Question 4.2: Analysis of Bolt–Tube Assembly In the assembly of the alumin...
Analysis of Bolt–Tube Assembly
In the assembly of the aluminum tube (cross sectional area A_{t}, modulus of elasticity E_{t}, length L_{t}) and steel bolt (cross-sectional area A_{b}, modulus of elasticity E_{b}) shown in Figure 4.2a, the bolt is single threaded, with a 2 mm pitch. If the nut is tightened one-half turn after it has been fitted snugly, calculate the axial forces in the bolt and tubular sleeve.

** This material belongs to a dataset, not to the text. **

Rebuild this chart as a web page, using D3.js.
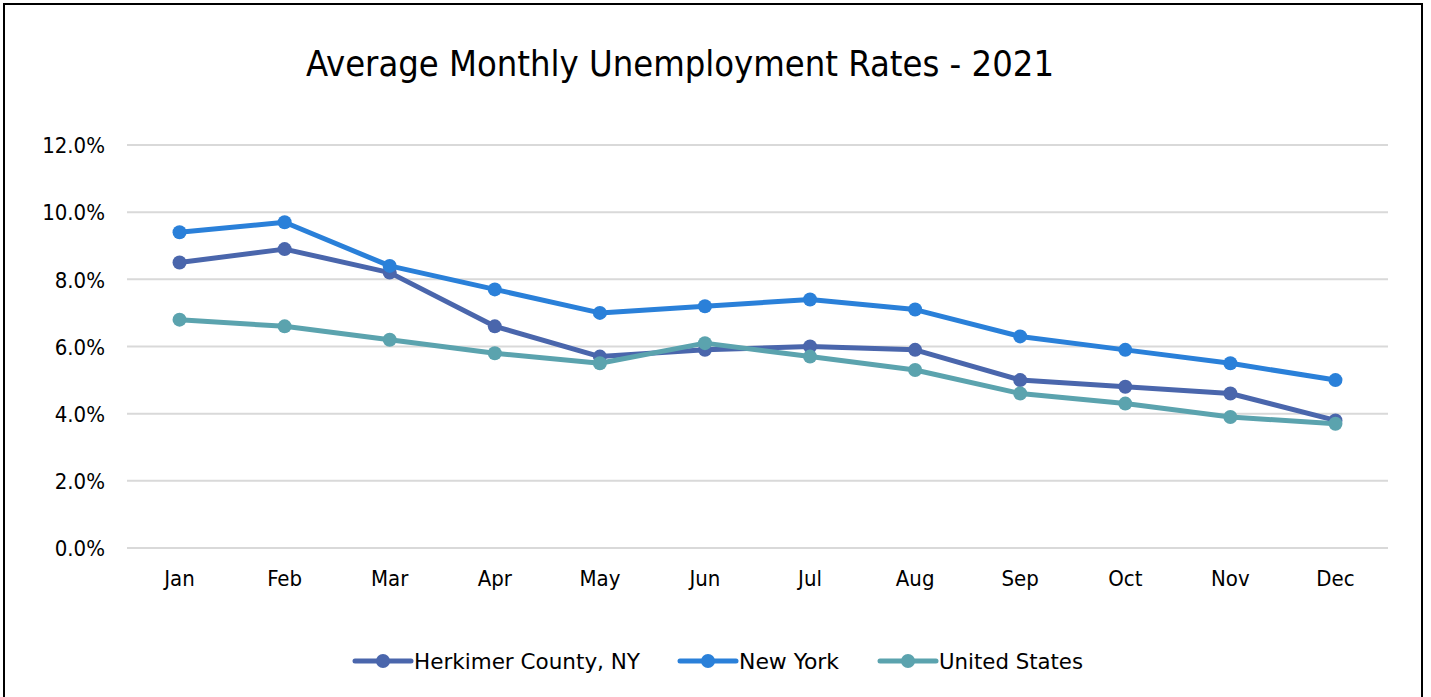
<!DOCTYPE html>
<html>
<head>
<meta charset="utf-8">
<script src="https://cdn.jsdelivr.net/npm/d3@7"></script>
<style>
  html, body { margin: 0; padding: 0; background: #fff; }
  svg { display: block; font-family: "DejaVu Sans Condensed", "DejaVu Sans", sans-serif; }
</style>
</head>
<body>
<div id="chart"></div>
<script>
// data
var months = ["Jan", "Feb", "Mar", "Apr", "May", "Jun", "Jul", "Aug", "Sep", "Oct", "Nov", "Dec"];
var herkimer = [8.5, 8.9, 8.2, 6.6, 5.7, 5.9, 6.0, 5.9, 5.0, 4.8, 4.6, 3.8];
var newYork = [9.4, 9.7, 8.4, 7.7, 7.0, 7.2, 7.4, 7.1, 6.3, 5.9, 5.5, 5.0];
var unitedStates = [6.8, 6.6, 6.2, 5.8, 5.5, 6.1, 5.7, 5.3, 4.6, 4.3, 3.9, 3.7];
var yTicks = [0, 2, 4, 6, 8, 10, 12];
var seriesNames = ["Herkimer County, NY", "New York", "United States"];
var seriesColors = ["#4a66ac", "#2a80d9", "#5ba3ae"];

var width = 1431, height = 697;
var plotLeft = 127, plotRight = 1388, plotTop = 145, plotBottom = 548;
var fontFam = '"DejaVu Sans Condensed", "DejaVu Sans", sans-serif';

var svg = d3.select("#chart").append("svg")
  .attr("width", width)
  .attr("height", height);

// outer frame
svg.append("rect")
  .attr("x", 4).attr("y", 4)
  .attr("width", 1418).attr("height", 720)
  .attr("fill", "#fff")
  .attr("stroke", "#000")
  .attr("stroke-width", 2);

var x = d3.scaleBand().domain(months).range([plotLeft, plotRight]);
var y = d3.scaleLinear().domain([0, 12]).range([plotBottom, plotTop]);

// gridlines
svg.append("g").selectAll("line").data(yTicks).enter()
  .append("line")
  .attr("x1", plotLeft).attr("x2", plotRight)
  .attr("y1", d => y(d)).attr("y2", d => y(d))
  .attr("stroke", "#d9d9d9")
  .attr("stroke-width", 2);

// y axis labels
var yAxis = d3.axisLeft(y).tickValues(yTicks).tickSize(0).tickPadding(0)
  .tickFormat(d => d.toFixed(1) + "%");
var yg = svg.append("g").attr("transform", "translate(105,0)").call(yAxis)
  .attr("font-family", fontFam).attr("font-size", 22);
yg.select(".domain").remove();
yg.selectAll("text").attr("fill", "#000").attr("dy", "0.35em");

// x axis labels
var xAxis = d3.axisBottom(x).tickSize(0).tickPadding(0);
var xg = svg.append("g").attr("transform", "translate(0,586)").call(xAxis)
  .attr("font-family", fontFam).attr("font-size", 22);
xg.select(".domain").remove();
xg.selectAll("text").attr("fill", "#000").attr("dy", "0");

// series
var series = [herkimer, newYork, unitedStates];
var line = d3.line()
  .x((d, i) => x(months[i]) + x.bandwidth() / 2)
  .y(d => y(d));

series.forEach((vals, si) => {
  var g = svg.append("g").attr("class", "series s" + si);
  g.append("path")
    .datum(vals)
    .attr("d", line)
    .attr("fill", "none")
    .attr("stroke", seriesColors[si])
    .attr("stroke-width", 5)
    .attr("stroke-linejoin", "round");
  g.selectAll("circle").data(vals).enter()
    .append("circle")
    .attr("cx", (d, i) => x(months[i]) + x.bandwidth() / 2)
    .attr("cy", d => y(d))
    .attr("r", 7)
    .attr("fill", seriesColors[si]);
});

// title
svg.append("text")
  .attr("x", 680).attr("y", 76)
  .attr("text-anchor", "middle")
  .attr("font-size", 36)
  .attr("fill", "#000")
  .text("Average Monthly Unemployment Rates - 2021");

// legend
var legendX = [355, 680, 880];
var legendW = [226, 100, 144];
var legend = svg.append("g").selectAll("g").data(seriesNames).enter()
  .append("g")
  .attr("transform", (d, i) => `translate(${legendX[i]}, 661)`);
legend.append("line")
  .attr("x1", 0).attr("x2", 56).attr("y1", 0).attr("y2", 0)
  .attr("stroke", (d, i) => seriesColors[i])
  .attr("stroke-width", 5)
  .attr("stroke-linecap", "round");
legend.append("circle")
  .attr("cx", 28).attr("cy", 0).attr("r", 7)
  .attr("fill", (d, i) => seriesColors[i]);
legend.append("text")
  .attr("x", 59).attr("y", 0).attr("dy", "0.35em")
  .attr("font-size", 22)
  .attr("fill", "#000")
  .attr("textLength", (d, i) => legendW[i])
  .attr("lengthAdjust", "spacingAndGlyphs")
  .text(d => d);
</script>
</body>
</html>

Given: A_{t} = 300 mm², E_{t} = 70 GPa, L_{t} = 0.6 m, A_{b} = 600 mm², and E_{b} = 200 GPa
The forces in the bolt and in the sleeve are denoted by P_{b} and P_{t}, respectively.
Statics: The only equilibrium condition available for the free body of Figure 4.2b gives
P_{b} = P{t}
That is, the compressive force in the sleeve is equal to the tensile force in the bolt. The problem is therefore statically indeterminate to the first degree.

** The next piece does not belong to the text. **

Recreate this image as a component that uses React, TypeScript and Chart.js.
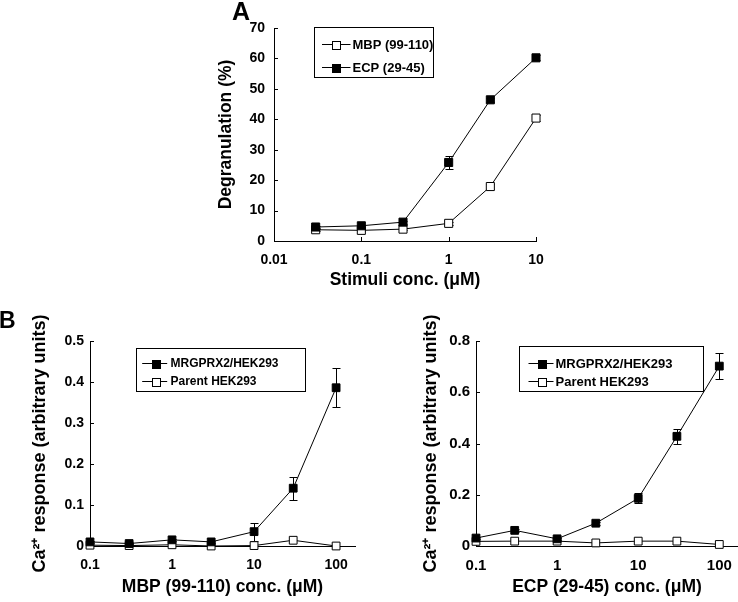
import React, { useEffect, useRef } from 'react';
import { Chart, registerables } from 'chart.js';

Chart.register(...registerables);

const FONT = "'Liberation Sans', Arial, Helvetica, sans-serif";
const TITLE_SIZE = 17.5;

// ---------------- Panel A: degranulation ----------------
const concA = [0.03, 0.1, 0.3, 1, 3, 10];
const mbpDegranulation = [3.7, 3.5, 3.9, 5.8, 17.9, 40.4];
const mbpDegranulationErr = [0.3, 0.3, 0.3, 0.6, 0.8, 0.9];
const ecpDegranulation = [4.6, 5.0, 6.2, 25.8, 46.4, 60.2];
const ecpDegranulationErr = [0.4, 0.4, 0.5, 2.0, 0.7, 0.8];
const xTicksA = [0.01, 0.1, 1, 10];
const yTicksA = [0, 10, 20, 30, 40, 50, 60, 70];

// ---------------- Panel B: Ca2+ response ----------------
const concB = [0.1, 0.3, 1, 3, 10, 30, 100];
const mbpMrgprx2 = [0.01, 0.006, 0.015, 0.01, 0.035, 0.141, 0.386];
const mbpMrgprx2Err = [0.002, 0.002, 0.002, 0.002, 0.022, 0.028, 0.048];
const mbpParent = [0.002, 0.001, 0.003, 0.0, 0.001, 0.014, 0.0];
const ecpMrgprx2 = [0.031, 0.061, 0.028, 0.089, 0.186, 0.428, 0.702];
const ecpMrgprx2Err = [0.004, 0.005, 0.004, 0.006, 0.02, 0.03, 0.05];
const ecpParent = [0.018, 0.019, 0.019, 0.012, 0.019, 0.019, 0.006];
const xTicksB = [0.1, 1, 10, 100];
const yTicksB1 = [0, 0.1, 0.2, 0.3, 0.4, 0.5];
const yTicksB2 = [0, 0.2, 0.4, 0.6, 0.8];

const pts = (xs: number[], ys: number[]) => xs.map((x, i) => ({ x, y: ys[i] }));

// ---------------- plugins ----------------
const errorBarPlugin = {
  id: 'errorBars',
  beforeDatasetsDraw(chart: any) {
    const { ctx } = chart;
    const xs = chart.scales.x;
    const ys = chart.scales.y;
    ctx.save();
    ctx.strokeStyle = '#000';
    ctx.lineWidth = 1;
    chart.data.datasets.forEach((ds: any) => {
      if (!ds.errors) return;
      ds.data.forEach((p: any, i: number) => {
        const e = ds.errors[i];
        if (!e) return;
        const x = Math.round(xs.getPixelForValue(p.x)) + 0.5;
        const yT = Math.round(ys.getPixelForValue(p.y + e)) + 0.5;
        const yB = Math.round(ys.getPixelForValue(p.y - e)) + 0.5;
        ctx.beginPath();
        ctx.moveTo(x, yT);
        ctx.lineTo(x, yB);
        ctx.moveTo(x - 4, yT);
        ctx.lineTo(x + 4, yT);
        ctx.moveTo(x - 4, yB);
        ctx.lineTo(x + 4, yB);
        ctx.stroke();
      });
    });
    ctx.restore();
  },
};

const innerTicksPlugin = {
  id: 'innerTicks',
  afterDraw(chart: any, _args: any, opts: any) {
    const { ctx, chartArea } = chart;
    const len = opts.len || 4;
    ctx.save();
    ctx.strokeStyle = '#000';
    ctx.lineWidth = 1;
    ctx.beginPath();
    (opts.x || []).forEach((v: number) => {
      const px = Math.round(chart.scales.x.getPixelForValue(v)) + 0.5;
      ctx.moveTo(px, chartArea.bottom);
      ctx.lineTo(px, chartArea.bottom - len);
    });
    (opts.y || []).forEach((v: number) => {
      const py = Math.round(chart.scales.y.getPixelForValue(v)) + 0.5;
      ctx.moveTo(chartArea.left, py);
      ctx.lineTo(chartArea.left + len, py);
    });
    ctx.stroke();
    ctx.restore();
  },
};

const boxLegendPlugin = {
  id: 'boxLegend',
  afterDatasetsDraw(chart: any, _args: any, o: any) {
    if (!o || !o.items) return;
    const { ctx, chartArea } = chart;
    const bx = Math.round(chartArea.left + o.x) + 0.5;
    const by = Math.round(chartArea.top + o.y) + 0.5;
    ctx.save();
    ctx.fillStyle = '#fff';
    ctx.fillRect(bx, by, o.w, o.h);
    ctx.strokeStyle = '#000';
    ctx.lineWidth = 1;
    ctx.strokeRect(bx, by, o.w, o.h);
    o.items.forEach((it: any, k: number) => {
      const ds = chart.data.datasets[it.ds];
      const y = Math.round(by + o.rows[k]) + 0.5;
      ctx.beginPath();
      ctx.moveTo(bx + o.lineFrom, y);
      ctx.lineTo(bx + o.lineTo, y);
      ctx.strokeStyle = '#000';
      ctx.stroke();
      const s = o.marker;
      const mx = Math.round(bx + o.markerX - s / 2) + 0.5;
      const my = Math.round(y - s / 2) + 0.5;
      ctx.fillStyle = ds.pointBackgroundColor;
      ctx.fillRect(mx, my, s, s);
      ctx.strokeRect(mx, my, s, s);
      ctx.fillStyle = '#000';
      ctx.font = `bold ${o.fontSize}px ${FONT}`;
      ctx.textBaseline = 'middle';
      ctx.textAlign = 'left';
      ctx.fillText(it.label, bx + o.textX, y + 0.5);
    });
    ctx.restore();
  },
};

// ---------------- config helpers ----------------
function series(label: string, xs: number[], ys: number[], errs: number[] | null, filled: boolean, radius: number) {
  return {
    label,
    data: pts(xs, ys),
    errors: errs,
    borderColor: '#000',
    borderWidth: 1,
    pointStyle: 'rect',
    pointRadius: radius,
    pointBorderWidth: 1,
    pointBorderColor: '#000',
    pointBackgroundColor: filled ? '#000' : '#fff',
    fill: false,
    tension: 0,
    clip: false,
  };
}

function xAxis(o: any) {
  return {
    type: 'logarithmic',
    min: o.min,
    max: o.max,
    grid: { display: false, drawTicks: false },
    border: { display: true, color: '#000', width: 1 },
    afterBuildTicks: (s: any) => {
      s.ticks = o.ticks.map((v: number) => ({ value: v }));
    },
    afterFit: (s: any) => {
      s.height = o.height;
    },
    ticks: {
      autoSkip: false,
      maxRotation: 0,
      minRotation: 0,
      padding: o.tickPad,
      color: '#000',
      font: { family: FONT, size: o.tickSize, weight: 'bold' },
      callback: (v: any) => String(v),
    },
    title: {
      display: true,
      text: o.title,
      color: '#000',
      font: { family: FONT, size: TITLE_SIZE, weight: 'bold' },
      padding: { top: 0, bottom: o.titlePad },
    },
  };
}

function yAxis(o: any) {
  return {
    type: 'linear',
    min: o.min,
    max: o.max,
    grid: { display: false, drawTicks: false },
    border: { display: true, color: '#000', width: 1 },
    afterBuildTicks: (s: any) => {
      s.ticks = o.ticks.map((v: number) => ({ value: v }));
    },
    afterFit: (s: any) => {
      s.width = o.width;
    },
    ticks: {
      autoSkip: false,
      padding: o.tickPad,
      color: '#000',
      font: { family: FONT, size: o.tickSize, weight: 'bold' },
      callback: (v: any) => String(v),
    },
    title: {
      display: true,
      text: o.title,
      color: '#000',
      font: { family: FONT, size: o.titleSize || TITLE_SIZE, weight: 'bold' },
      padding: { top: o.titlePad, bottom: 0 },
    },
  };
}

function baseOptions(padding: any, x: any, y: any, legend: any, innerTicks: any) {
  return {
    responsive: false,
    maintainAspectRatio: false,
    animation: false,
    devicePixelRatio: 1,
    events: [],
    layout: { padding },
    scales: { x, y },
    plugins: {
      legend: { display: false },
      tooltip: { enabled: false },
      boxLegend: legend,
      innerTicks,
    },
  };
}

function buildA() {
  return {
    type: 'line',
    data: {
      datasets: [
        series('ECP (29-45)', concA, ecpDegranulation, ecpDegranulationErr, true, 5.7),
        series('MBP (99-110)', concA, mbpDegranulation, mbpDegranulationErr, false, 5.7),
      ],
    },
    options: baseOptions(
      { left: 0, top: 28, right: 24, bottom: 0 },
      xAxis({ min: 0.01, max: 10, ticks: xTicksA, height: 59, tickPad: 11, tickSize: 14, title: 'Stimuli conc. (μM)', titlePad: 9 }),
      yAxis({ min: 0, max: 70, ticks: yTicksA, width: 94, tickPad: 9, tickSize: 14, title: 'Degranulation (%)', titlePad: 36 }),
      {
        x: 40, y: -1, w: 119, h: 50, rows: [16, 39], lineFrom: 7.5, lineTo: 36, markerX: 21, textX: 38, marker: 8, fontSize: 13,
        items: [
          { label: 'MBP (99-110)', ds: 1 },
          { label: 'ECP (29-45)', ds: 0 },
        ],
      },
      { x: xTicksA.slice(1), y: yTicksA.slice(1), len: 4 }
    ),
    plugins: [errorBarPlugin, innerTicksPlugin, boxLegendPlugin],
  };
}

function buildB(o: any) {
  return {
    type: 'line',
    data: {
      datasets: [
        series('MRGPRX2/HEK293', concB, o.mrg, o.mrgErr, true, 5.5),
        series('Parent HEK293', concB, o.parent, null, false, 5.5),
      ],
    },
    options: baseOptions(
      o.padding,
      xAxis({ min: 0.1, max: 170, ticks: xTicksB, height: 56, tickPad: 11, tickSize: o.tickSize, title: o.xTitle, titlePad: 4 }),
      yAxis({ min: 0, max: o.yMax, ticks: o.yTicks, width: o.yWidth, tickPad: 6, tickSize: o.tickSize, title: 'Ca²⁺ response (arbitrary units)', titlePad: o.yTitlePad, titleSize: 18 }),
      {
        ...o.legend,
        items: [
          { label: 'MRGPRX2/HEK293', ds: 0 },
          { label: 'Parent HEK293', ds: 1 },
        ],
      },
      { x: [], y: o.yTicks.slice(1), len: 4 }
    ),
    plugins: [errorBarPlugin, innerTicksPlugin, boxLegendPlugin],
  };
}

function PanelChart({ left, top, width, height, build }: any) {
  const ref = useRef<HTMLCanvasElement>(null);
  useEffect(() => {
    const chart = new Chart(ref.current as HTMLCanvasElement, build() as any);
    return () => chart.destroy();
  }, []);
  return (
    <div style={{ position: 'absolute', left, top, width, height }}>
      <canvas ref={ref} width={width} height={height} style={{ width, height, display: 'block' }} />
    </div>
  );
}

export default function App() {
  return (
    <div
      style={{
        position: 'absolute',
        left: 0,
        top: 0,
        width: 738,
        height: 602,
        overflow: 'hidden',
        background: '#fff',
        fontFamily: FONT,
      }}
    >
      <PanelChart left={180} top={0} width={380} height={300} build={buildA} />
      <PanelChart
        left={0}
        top={300}
        width={370}
        height={302}
        build={() =>
          buildB({
            mrg: mbpMrgprx2,
            mrgErr: mbpMrgprx2Err,
            parent: mbpParent,
            yMax: 0.5,
            yTicks: yTicksB1,
            yWidth: 90,
            yTitlePad: 29,
            tickSize: 14,
            xTitle: 'MBP (99-110) conc. (μM)',
            padding: { left: 0, top: 41, right: 15, bottom: 0 },
            legend: { x: 46, y: 7, w: 169, h: 43, rows: [14, 32.5], lineFrom: 5.7, lineTo: 30.7, markerX: 19, textX: 34, marker: 8, fontSize: 12 },
          })
        }
      />
      <PanelChart
        left={370}
        top={300}
        width={388}
        height={302}
        build={() =>
          buildB({
            mrg: ecpMrgprx2,
            mrgErr: ecpMrgprx2Err,
            parent: ecpParent,
            yMax: 0.8,
            yTicks: yTicksB2,
            yWidth: 106,
            yTitlePad: 50,
            tickSize: 15,
            xTitle: 'ECP (29-45) conc. (μM)',
            padding: { left: 0, top: 41, right: 20, bottom: 0 },
            legend: { x: 43, y: 5, w: 184, h: 45, rows: [16, 34.5], lineFrom: 9, lineTo: 34, markerX: 22, textX: 36, marker: 8, fontSize: 13 },
          })
        }
      />
      <div style={{ position: 'absolute', left: 232, top: -1, fontSize: 25, lineHeight: '25px', fontWeight: 'bold', color: '#000' }}>A</div>
      <div style={{ position: 'absolute', left: -1, top: 309, fontSize: 23, lineHeight: '23px', fontWeight: 'bold', color: '#000' }}>B</div>
    </div>
  );
}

Deformations: Using Equation 4.1, we write
\delta = \frac {PL} {AE} (4.1)
\delta_b=\frac{P_b L_b}{A_b E_b}, \quad \delta_t=\frac{P_t L_t}{A_t E_t} (c)
where
\delta _{b} is the axial extension of the bolt
\delta _{t} represents the axial contraction of the tube
Geometry: The deformations of the bolt and tube must be equal to Δ = 0.002/2 = 0.001 m, and the movement of the nut on the bolt must be
\begin{array}{r} \delta_b+\delta_t=\Delta \\ \frac{P_b L_b}{A_b+E_b}+\frac{P_t L_t}{A_t E_t}=\Delta \end{array} (4.6)
Setting P_{b} = P_{t} and L_{b} = L_{t}, the preceding equation becomes
P_b\left(\frac{1}{A_b E_b}+\frac{1}{A_t E_t}\right)=\frac{\Delta}{L_t} (4.7)
Introducing the given data, we have
P_b\left[\frac{1}{600(200) 10^3}+\frac{1}{300(70) 10^3}\right]=\frac{0.001}{0.6}
Solving, P_{b} = 29.8 kN.